Pictures do not belong in the output. Reproduce exactly the lines from the start of the records through the line with "import math".

#### Records supplied ####

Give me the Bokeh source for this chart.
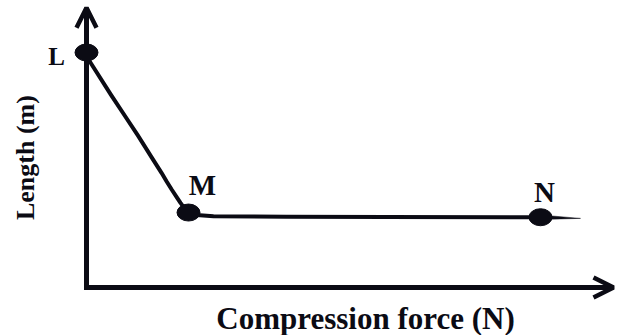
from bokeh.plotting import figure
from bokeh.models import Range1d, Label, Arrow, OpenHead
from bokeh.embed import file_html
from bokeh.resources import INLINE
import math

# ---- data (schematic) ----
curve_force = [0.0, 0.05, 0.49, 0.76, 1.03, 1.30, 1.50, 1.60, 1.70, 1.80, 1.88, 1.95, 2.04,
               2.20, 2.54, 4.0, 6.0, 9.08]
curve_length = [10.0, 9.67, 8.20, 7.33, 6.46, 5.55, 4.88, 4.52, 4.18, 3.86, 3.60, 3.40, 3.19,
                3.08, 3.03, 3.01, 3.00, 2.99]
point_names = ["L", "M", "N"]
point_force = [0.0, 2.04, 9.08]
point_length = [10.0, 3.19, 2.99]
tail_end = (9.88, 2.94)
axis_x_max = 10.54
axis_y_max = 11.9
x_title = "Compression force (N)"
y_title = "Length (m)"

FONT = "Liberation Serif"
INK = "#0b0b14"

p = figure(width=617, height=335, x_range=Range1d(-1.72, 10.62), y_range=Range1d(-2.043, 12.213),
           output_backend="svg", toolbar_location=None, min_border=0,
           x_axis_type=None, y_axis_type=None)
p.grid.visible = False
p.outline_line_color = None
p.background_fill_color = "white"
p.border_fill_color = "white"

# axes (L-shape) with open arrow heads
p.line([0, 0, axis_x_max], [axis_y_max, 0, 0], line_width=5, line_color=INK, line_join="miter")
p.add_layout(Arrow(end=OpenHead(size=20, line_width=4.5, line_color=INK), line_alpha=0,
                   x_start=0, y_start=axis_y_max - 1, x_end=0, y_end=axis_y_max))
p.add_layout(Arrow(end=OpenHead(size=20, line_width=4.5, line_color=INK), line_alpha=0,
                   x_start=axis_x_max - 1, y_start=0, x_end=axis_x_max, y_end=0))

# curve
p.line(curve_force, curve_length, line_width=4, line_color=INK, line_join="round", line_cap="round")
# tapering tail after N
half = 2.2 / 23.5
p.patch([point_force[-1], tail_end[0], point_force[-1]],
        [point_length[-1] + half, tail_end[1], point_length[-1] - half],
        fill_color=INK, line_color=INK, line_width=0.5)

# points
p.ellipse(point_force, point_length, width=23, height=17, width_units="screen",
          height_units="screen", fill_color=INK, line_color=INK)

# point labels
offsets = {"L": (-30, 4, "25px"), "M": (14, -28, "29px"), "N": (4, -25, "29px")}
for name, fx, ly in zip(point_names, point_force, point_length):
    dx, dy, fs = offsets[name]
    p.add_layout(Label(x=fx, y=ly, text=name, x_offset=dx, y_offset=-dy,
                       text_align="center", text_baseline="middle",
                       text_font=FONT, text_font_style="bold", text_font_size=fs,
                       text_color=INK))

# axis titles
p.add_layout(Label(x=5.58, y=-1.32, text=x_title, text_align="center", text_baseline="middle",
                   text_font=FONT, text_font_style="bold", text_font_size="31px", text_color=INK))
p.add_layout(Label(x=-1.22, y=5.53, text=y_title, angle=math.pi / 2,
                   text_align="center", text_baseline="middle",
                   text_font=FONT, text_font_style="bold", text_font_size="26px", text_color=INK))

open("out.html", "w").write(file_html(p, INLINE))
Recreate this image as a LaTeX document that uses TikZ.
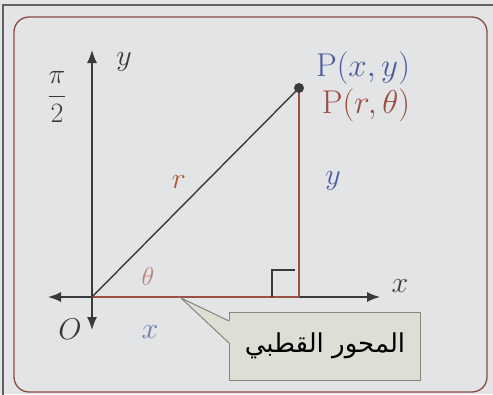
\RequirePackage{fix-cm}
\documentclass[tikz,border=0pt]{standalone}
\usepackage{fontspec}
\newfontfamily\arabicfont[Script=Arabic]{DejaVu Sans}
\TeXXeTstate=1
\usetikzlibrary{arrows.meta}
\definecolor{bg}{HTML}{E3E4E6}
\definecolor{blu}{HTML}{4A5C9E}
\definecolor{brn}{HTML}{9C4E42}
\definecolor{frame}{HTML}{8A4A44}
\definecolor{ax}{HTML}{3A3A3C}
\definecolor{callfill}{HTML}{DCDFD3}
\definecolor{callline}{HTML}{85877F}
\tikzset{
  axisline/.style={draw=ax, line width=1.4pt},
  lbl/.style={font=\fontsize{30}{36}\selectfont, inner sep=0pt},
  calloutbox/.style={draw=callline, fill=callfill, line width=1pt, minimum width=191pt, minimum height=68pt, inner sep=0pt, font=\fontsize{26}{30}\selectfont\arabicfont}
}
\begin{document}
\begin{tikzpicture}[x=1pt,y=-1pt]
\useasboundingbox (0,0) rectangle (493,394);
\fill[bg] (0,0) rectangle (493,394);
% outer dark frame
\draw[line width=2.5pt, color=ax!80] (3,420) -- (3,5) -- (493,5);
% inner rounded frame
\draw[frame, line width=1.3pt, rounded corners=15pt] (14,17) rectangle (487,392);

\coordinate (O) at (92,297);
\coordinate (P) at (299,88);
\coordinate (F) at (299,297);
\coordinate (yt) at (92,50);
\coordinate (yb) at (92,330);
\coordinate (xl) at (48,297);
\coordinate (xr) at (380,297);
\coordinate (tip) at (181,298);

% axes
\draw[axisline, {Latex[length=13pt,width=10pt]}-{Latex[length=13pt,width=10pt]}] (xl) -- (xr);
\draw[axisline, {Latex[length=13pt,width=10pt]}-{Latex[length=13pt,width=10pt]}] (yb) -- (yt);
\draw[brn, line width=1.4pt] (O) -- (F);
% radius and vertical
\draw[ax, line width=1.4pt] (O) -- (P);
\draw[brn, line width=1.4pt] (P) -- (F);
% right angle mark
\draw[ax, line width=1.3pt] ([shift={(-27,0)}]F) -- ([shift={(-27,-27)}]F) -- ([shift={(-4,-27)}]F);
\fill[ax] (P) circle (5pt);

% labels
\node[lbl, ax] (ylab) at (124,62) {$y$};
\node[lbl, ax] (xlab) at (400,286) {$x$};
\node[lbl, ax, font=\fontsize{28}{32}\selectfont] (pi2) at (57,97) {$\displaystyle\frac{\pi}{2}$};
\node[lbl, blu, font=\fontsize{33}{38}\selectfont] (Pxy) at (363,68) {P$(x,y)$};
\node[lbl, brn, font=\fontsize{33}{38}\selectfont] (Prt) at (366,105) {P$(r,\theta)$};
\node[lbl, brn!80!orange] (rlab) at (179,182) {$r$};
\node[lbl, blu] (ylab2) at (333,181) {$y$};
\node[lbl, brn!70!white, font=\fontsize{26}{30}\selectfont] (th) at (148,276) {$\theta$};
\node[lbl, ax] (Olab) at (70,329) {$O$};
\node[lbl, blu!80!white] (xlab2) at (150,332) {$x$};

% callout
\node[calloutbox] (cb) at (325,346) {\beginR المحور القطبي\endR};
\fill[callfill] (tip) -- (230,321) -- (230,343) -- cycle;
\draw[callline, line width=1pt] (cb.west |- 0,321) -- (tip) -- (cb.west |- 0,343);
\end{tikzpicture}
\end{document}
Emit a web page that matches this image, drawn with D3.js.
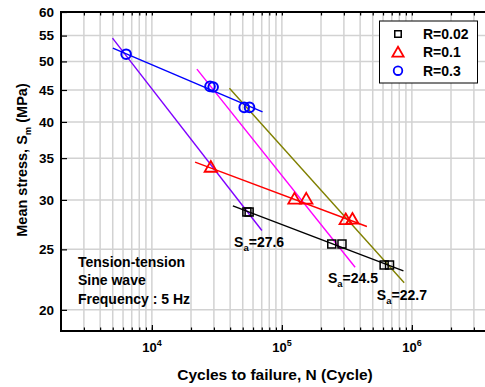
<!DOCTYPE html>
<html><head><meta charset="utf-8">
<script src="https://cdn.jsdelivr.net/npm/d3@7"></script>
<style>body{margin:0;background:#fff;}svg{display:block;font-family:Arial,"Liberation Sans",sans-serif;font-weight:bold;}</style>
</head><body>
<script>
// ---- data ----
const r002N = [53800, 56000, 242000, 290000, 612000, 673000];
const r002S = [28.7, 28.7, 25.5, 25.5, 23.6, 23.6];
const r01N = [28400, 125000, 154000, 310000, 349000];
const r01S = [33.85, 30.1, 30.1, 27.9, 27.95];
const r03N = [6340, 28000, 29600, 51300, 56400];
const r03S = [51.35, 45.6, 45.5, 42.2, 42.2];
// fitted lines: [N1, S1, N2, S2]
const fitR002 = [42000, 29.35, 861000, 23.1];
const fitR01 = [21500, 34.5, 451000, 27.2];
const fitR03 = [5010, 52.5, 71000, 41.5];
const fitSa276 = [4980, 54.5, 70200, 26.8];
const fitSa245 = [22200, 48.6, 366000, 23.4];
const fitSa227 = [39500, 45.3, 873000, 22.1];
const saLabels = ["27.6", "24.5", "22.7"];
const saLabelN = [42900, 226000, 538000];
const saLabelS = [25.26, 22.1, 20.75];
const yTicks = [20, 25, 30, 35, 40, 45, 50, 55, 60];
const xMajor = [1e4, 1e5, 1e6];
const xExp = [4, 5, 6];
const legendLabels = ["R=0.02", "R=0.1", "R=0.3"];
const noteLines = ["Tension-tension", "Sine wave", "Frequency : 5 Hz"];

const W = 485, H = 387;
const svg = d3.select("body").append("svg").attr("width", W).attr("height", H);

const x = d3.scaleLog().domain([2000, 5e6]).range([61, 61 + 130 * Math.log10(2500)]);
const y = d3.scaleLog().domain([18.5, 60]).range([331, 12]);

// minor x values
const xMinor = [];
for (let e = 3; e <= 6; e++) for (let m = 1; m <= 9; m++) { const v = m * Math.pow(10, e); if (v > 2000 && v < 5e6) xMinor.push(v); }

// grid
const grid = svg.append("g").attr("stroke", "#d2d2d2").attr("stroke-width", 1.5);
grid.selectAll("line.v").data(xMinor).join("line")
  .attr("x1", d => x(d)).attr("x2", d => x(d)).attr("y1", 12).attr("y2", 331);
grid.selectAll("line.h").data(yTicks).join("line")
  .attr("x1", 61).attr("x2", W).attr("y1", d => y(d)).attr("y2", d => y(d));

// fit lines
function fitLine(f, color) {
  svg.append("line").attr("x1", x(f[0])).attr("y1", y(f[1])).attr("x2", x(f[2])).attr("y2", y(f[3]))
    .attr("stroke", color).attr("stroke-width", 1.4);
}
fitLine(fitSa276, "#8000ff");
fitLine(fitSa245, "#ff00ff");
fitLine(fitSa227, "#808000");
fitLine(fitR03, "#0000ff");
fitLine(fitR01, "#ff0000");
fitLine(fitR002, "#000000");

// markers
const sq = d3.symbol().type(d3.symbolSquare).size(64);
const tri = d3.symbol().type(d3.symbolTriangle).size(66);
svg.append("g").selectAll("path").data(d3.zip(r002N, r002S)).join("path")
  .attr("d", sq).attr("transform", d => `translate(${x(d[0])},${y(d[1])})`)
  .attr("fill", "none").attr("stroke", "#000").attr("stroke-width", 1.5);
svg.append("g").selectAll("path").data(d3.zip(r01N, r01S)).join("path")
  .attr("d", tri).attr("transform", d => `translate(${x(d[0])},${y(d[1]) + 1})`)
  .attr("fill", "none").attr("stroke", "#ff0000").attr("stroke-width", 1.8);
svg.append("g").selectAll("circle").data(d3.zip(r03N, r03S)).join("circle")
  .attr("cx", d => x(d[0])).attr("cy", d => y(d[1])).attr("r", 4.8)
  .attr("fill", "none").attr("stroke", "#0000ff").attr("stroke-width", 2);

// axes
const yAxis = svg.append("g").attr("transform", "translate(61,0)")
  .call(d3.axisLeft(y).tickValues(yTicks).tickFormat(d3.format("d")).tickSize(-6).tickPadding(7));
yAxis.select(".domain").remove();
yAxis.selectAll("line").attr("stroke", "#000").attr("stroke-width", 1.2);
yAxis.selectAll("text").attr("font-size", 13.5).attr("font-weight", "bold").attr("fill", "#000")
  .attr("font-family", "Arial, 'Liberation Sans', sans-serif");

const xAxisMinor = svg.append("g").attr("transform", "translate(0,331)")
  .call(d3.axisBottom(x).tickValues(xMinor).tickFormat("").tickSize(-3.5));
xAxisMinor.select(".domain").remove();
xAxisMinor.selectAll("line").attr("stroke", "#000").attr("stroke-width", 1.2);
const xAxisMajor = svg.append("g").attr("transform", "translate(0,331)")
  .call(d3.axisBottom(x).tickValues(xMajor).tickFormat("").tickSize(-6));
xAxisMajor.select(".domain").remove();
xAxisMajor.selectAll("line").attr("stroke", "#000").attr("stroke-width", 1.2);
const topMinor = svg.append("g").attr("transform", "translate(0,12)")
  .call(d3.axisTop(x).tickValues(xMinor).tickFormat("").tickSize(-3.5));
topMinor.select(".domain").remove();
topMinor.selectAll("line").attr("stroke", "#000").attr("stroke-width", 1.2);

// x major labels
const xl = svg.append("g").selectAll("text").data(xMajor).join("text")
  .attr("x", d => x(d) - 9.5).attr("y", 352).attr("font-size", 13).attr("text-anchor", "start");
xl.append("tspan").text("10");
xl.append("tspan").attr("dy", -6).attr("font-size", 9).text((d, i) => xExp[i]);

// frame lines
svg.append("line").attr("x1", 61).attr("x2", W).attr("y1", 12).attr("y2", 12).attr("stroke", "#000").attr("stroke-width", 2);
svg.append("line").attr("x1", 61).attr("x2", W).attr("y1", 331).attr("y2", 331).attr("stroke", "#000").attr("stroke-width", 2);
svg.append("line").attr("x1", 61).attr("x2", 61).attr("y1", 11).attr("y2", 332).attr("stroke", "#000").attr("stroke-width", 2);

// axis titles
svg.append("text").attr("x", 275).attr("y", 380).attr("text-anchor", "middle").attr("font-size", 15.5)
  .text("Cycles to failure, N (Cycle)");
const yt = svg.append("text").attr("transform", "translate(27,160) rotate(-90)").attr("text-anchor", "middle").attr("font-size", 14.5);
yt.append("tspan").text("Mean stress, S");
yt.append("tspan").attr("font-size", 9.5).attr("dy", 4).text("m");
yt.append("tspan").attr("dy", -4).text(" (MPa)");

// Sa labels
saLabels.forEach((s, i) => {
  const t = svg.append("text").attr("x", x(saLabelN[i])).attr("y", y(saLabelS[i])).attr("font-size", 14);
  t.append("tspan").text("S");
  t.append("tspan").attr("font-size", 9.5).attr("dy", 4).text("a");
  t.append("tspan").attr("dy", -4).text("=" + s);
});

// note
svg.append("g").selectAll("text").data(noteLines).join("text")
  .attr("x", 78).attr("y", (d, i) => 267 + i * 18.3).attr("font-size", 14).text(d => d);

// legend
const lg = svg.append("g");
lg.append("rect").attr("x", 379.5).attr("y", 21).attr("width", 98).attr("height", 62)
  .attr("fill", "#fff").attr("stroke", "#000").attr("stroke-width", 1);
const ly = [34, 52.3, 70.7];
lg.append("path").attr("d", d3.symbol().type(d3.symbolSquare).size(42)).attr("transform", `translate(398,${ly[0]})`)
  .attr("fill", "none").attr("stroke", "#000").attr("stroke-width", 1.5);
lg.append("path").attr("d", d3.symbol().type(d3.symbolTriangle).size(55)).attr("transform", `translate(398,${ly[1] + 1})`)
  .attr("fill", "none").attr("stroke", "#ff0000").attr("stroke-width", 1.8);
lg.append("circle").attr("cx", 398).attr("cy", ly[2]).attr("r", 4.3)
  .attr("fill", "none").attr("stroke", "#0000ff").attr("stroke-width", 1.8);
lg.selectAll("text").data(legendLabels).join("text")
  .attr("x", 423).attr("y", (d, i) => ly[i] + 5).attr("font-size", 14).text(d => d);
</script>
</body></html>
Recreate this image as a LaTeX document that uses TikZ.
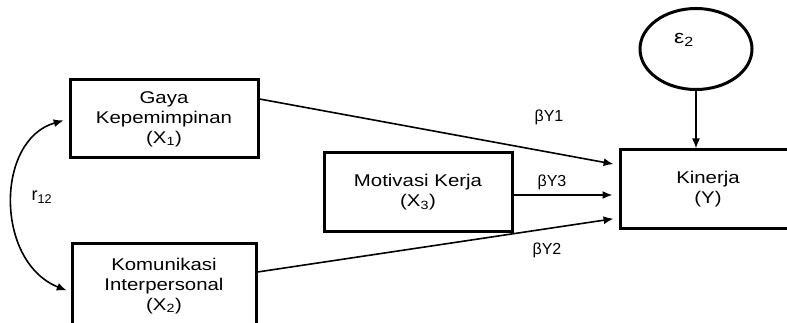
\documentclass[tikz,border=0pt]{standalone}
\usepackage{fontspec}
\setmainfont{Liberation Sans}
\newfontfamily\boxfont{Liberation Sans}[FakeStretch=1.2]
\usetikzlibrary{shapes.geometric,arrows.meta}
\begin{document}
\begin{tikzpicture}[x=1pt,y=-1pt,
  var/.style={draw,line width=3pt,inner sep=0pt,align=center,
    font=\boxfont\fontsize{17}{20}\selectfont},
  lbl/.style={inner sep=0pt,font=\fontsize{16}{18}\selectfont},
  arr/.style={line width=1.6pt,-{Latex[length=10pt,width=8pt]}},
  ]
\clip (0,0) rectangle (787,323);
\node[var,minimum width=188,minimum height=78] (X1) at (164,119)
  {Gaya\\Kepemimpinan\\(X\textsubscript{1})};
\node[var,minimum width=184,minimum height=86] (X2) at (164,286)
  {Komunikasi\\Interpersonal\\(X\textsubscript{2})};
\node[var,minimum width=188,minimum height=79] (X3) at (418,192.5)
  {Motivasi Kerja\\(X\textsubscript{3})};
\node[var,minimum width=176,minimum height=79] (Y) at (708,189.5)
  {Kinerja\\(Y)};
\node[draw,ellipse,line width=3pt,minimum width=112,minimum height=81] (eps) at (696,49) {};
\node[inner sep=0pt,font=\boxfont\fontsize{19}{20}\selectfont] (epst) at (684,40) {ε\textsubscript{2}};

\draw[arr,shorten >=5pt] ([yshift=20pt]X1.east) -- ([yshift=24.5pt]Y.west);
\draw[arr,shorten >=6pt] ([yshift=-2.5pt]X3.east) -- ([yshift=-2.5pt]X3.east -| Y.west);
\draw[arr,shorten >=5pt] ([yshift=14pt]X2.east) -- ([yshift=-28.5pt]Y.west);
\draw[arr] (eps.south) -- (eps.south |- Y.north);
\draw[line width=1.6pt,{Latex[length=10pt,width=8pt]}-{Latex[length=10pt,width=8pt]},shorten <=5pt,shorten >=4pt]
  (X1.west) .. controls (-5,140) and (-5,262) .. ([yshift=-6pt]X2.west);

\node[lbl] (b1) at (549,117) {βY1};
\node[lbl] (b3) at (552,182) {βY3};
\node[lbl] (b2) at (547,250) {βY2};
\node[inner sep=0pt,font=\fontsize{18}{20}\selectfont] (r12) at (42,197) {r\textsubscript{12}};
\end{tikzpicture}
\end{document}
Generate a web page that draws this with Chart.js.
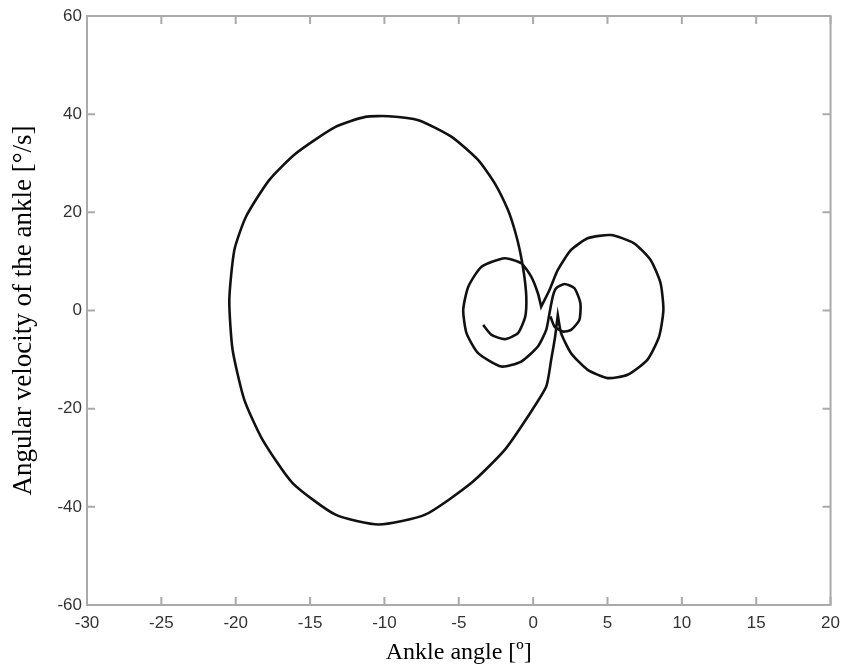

####

Response for this exercise:
Give me the Bokeh source for this chart.
from bokeh.plotting import figure
from bokeh.models import Range1d, Label, Arrow, OpenHead
from bokeh.embed import file_html
from bokeh.resources import INLINE
import math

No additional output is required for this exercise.